Let’s not delve into the comparison conversations that always crop up regarding the young cask strength sherry bombs. They’ve been tackled rather relentlessly to date, and I’m sure that at this point most drinkers and drammers have sworn their allegiance to one or the other. Or the other. Whatever.
There’s simply no two ways about it. This Macallan holds its own and stands on its own two feet, needing no competition as a measuring stick to assert its value. This is a damn good malt. Overpowered and bursting at the seams with flavor, this is a whisky for snowy winter eves and late summer nights. Fortunately…we have stunning examples of both in Western Canada, so there is no shortage of excuses to tip the bottle. Not that I ever need an excuse to justify indulgence in that aural beauty of the pop of a cork from a bottle of single malt.
First things first…extra points for the absolutely sparkling clean Oloroso. Love ’em or hate ’em, you have to concede that Macallan get some truly pristine sherry casks to work with. The inherent perks in having direct linkages to their own bodegas in Spain, I suppose.

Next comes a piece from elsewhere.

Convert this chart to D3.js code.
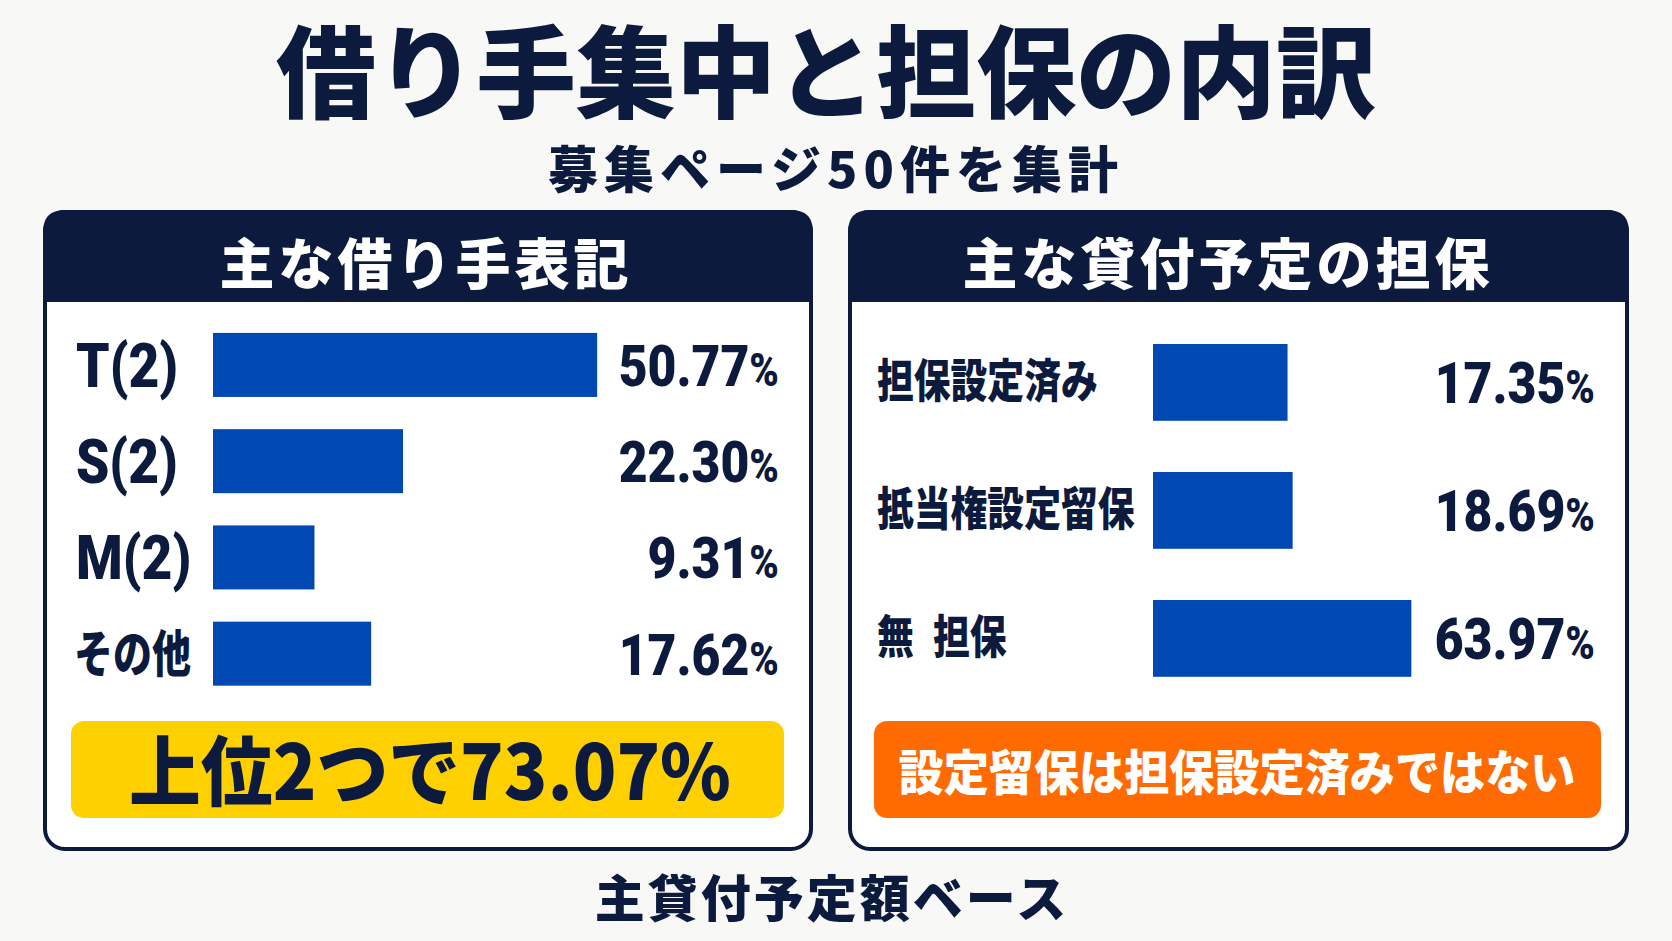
<!DOCTYPE html>
<html lang="ja">
<head>
<meta charset="utf-8">
<script src="https://cdn.jsdelivr.net/npm/d3@7"></script>
<style>
  html, body { margin: 0; padding: 0; background: #f7f7f6; }
  svg { display: block; }
</style>
</head>
<body>
<script>
// data
const borrowerLabels = ["T(2)", "S(2)", "M(2)", "その他"]
const borrowerShares = [50.77, 22.30, 9.31, 17.62]
const collateralLabels = ["担保設定済み", "抵当権設定留保", "無 担保"]
const collateralShares = [17.35, 18.69, 63.97]
const topTwoShare = 73.07

const W = 1672, H = 941
const navy = "#0c1a3d"
const blue = "#0048b4"
const cjk = "'Noto Sans CJK JP', 'Noto Sans CJK SC', sans-serif"
const latin = "Roboto, 'Liberation Sans', sans-serif"

const svg = d3.select("body").append("svg")
    .attr("width", W)
    .attr("height", H)

svg.append("rect")
    .attr("width", W)
    .attr("height", H)
    .attr("fill", "#f8f8f7")

// little helper so condensed text can be squeezed horizontally
function label(g, x, y, txt, o) {
    let t = g.append("g")
        .attr("transform", `translate(${x},${y}) scale(${o.sx || 1},1)`)
        .append("text")
        .attr("text-anchor", o.anchor || "start")
        .attr("font-family", o.font || cjk)
        .attr("font-weight", o.weight || 700)
        .attr("font-size", o.size)
        .attr("letter-spacing", o.ls || 0)
        .attr("fill", o.fill || navy)
    // a space in a label is drawn as a wider gap, as in the picture
    let parts = txt.split(" ")
    t.text(parts[0])
    parts.slice(1).forEach(p => t.append("tspan").attr("dx", o.gap || 10).text(p))
    return t
}

function pctText(g, x, y, v, o) {
    let t = label(g, x, y, v.toFixed(2), o)
    t.append("tspan")
        .attr("font-size", o.size * 0.8)
        .text("%")
    return t
}

// title + subtitle
label(svg, 826, 110, "借り手集中と担保の内訳", {anchor: "middle", size: 100, weight: 900})
label(svg, 836, 188, "募集ページ50件を集計", {anchor: "middle", size: 50, weight: 900, ls: 6})

// panels
function panel(x0, x1, title, titleX) {
    let g = svg.append("g")
    g.append("rect")
        .attr("x", x0)
        .attr("y", 212)
        .attr("width", x1 - x0)
        .attr("height", 637)
        .attr("rx", 20)
        .attr("fill", "#fff")
        .attr("stroke", navy)
        .attr("stroke-width", 4)
    g.append("path")
        .attr("fill", navy)
        .attr("d", `M${x0 - 2},302 V232 Q${x0 - 2},210 ${x0 + 20},210 H${x1 - 20} Q${x1 + 2},210 ${x1 + 2},232 V302 Z`)
    label(g, titleX, 284, title, {anchor: "middle", size: 55, weight: 900, ls: 4, fill: "#fff"})
    return g
}

let left = panel(45, 811, "主な借り手表記", 426)
let right = panel(850, 1627, "主な貸付予定の担保", 1228)

// left bars
let yL = d3.scaleBand()
    .domain(borrowerLabels)
    .range([316.8, 701.8])
    .paddingInner(0.335)
    .paddingOuter(0.1675)
let xL = d3.scaleLinear()
    .domain([0, 55])
    .range([38, 413])

let rowsL = left.selectAll("g.row")
    .data(borrowerLabels.map((k, i) => ({k: k, v: borrowerShares[i]})))
    .join("g")
    .attr("class", "row")

rowsL.append("rect")
    .attr("x", 213)
    .attr("y", d => yL(d.k))
    .attr("width", d => xL(d.v))
    .attr("height", yL.bandwidth())
    .attr("fill", blue)

rowsL.each(function (d) {
    let cy = yL(d.k) + yL.bandwidth() / 2
    let g = d3.select(this)
    if (/^[A-Z]/.test(d.k)) {
        label(g, 76, cy + 22, d.k, {size: 62, font: latin, weight: 900, sx: 0.86})
    } else {
        label(g, 74, cy + 18, d.k, {size: 50, weight: 900, sx: 0.78})
    }
    pctText(g, 779, cy + 21, d.v, {anchor: "end", size: 58, font: latin, weight: 900, sx: 0.86})
})

// right bars
let yR = d3.scaleBand()
    .domain(collateralLabels)
    .range([318.4, 702.4])
    .paddingInner(0.4)
    .paddingOuter(0.2)
let xR = d3.scaleSqrt()
    .domain([0, 64])
    .range([0, 258.4])

let rowsR = right.selectAll("g.row")
    .data(collateralLabels.map((k, i) => ({k: k, v: collateralShares[i]})))
    .join("g")
    .attr("class", "row")

rowsR.append("rect")
    .attr("x", 1153)
    .attr("y", d => yR(d.k))
    .attr("width", d => xR(d.v))
    .attr("height", yR.bandwidth())
    .attr("fill", blue)

rowsR.each(function (d) {
    let cy = yR(d.k) + yR.bandwidth() / 2
    let g = d3.select(this)
    label(g, 877, cy + 15, d.k, {size: 46, weight: 900, sx: 0.8, gap: 24})
    pctText(g, 1595, cy + 21, d.v, {anchor: "end", size: 58, font: latin, weight: 900, sx: 0.86})
})

// callouts
left.append("rect")
    .attr("x", 71)
    .attr("y", 721)
    .attr("width", 713)
    .attr("height", 97)
    .attr("rx", 13)
    .attr("fill", "#ffd000")
label(left, 430, 800, `上位2つで${topTwoShare.toFixed(2)}%`, {anchor: "middle", size: 76, weight: 900, sx: 0.945})

right.append("rect")
    .attr("x", 874)
    .attr("y", 721)
    .attr("width", 727)
    .attr("height", 97)
    .attr("rx", 13)
    .attr("fill", "#ff6b00")
label(right, 1237, 790, "設定留保は担保設定済みではない", {anchor: "middle", size: 48, weight: 900, sx: 0.94, fill: "#fff"})

// footer note
label(svg, 832, 917, "主貸付予定額ベース", {anchor: "middle", size: 50, weight: 900, ls: 3})
</script>
</body>
</html>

Snug in that nest of comforting sherry are deep dark vanilla, toffee and chewy dried fruits. Fresh fruits, by way of black cherry and concorde grapes. The nose alone sets my mouth to watering, with its heavy array of branch-bending juicy tree fruits. Darker nuances like chocolate and shredded tobacco as well.
The palate is chewy and rich in spicy sherry notes of rum-soaked fruit, citrus and vanilla extract. Some sort of caramel/toffee warmth and cocoa meet pleasant oaky charm.
One of my favorite Macallan’s, to be certain, and a good go-to when it is one of those ‘sweet tooth’ evenings. This Macallan, I believe, was bottled for Canada (or maybe North America…can’t remember exactly what I had heard), and sadly is to become obsolete if rumours are to be believed. Snatch up a bottle or three while you can.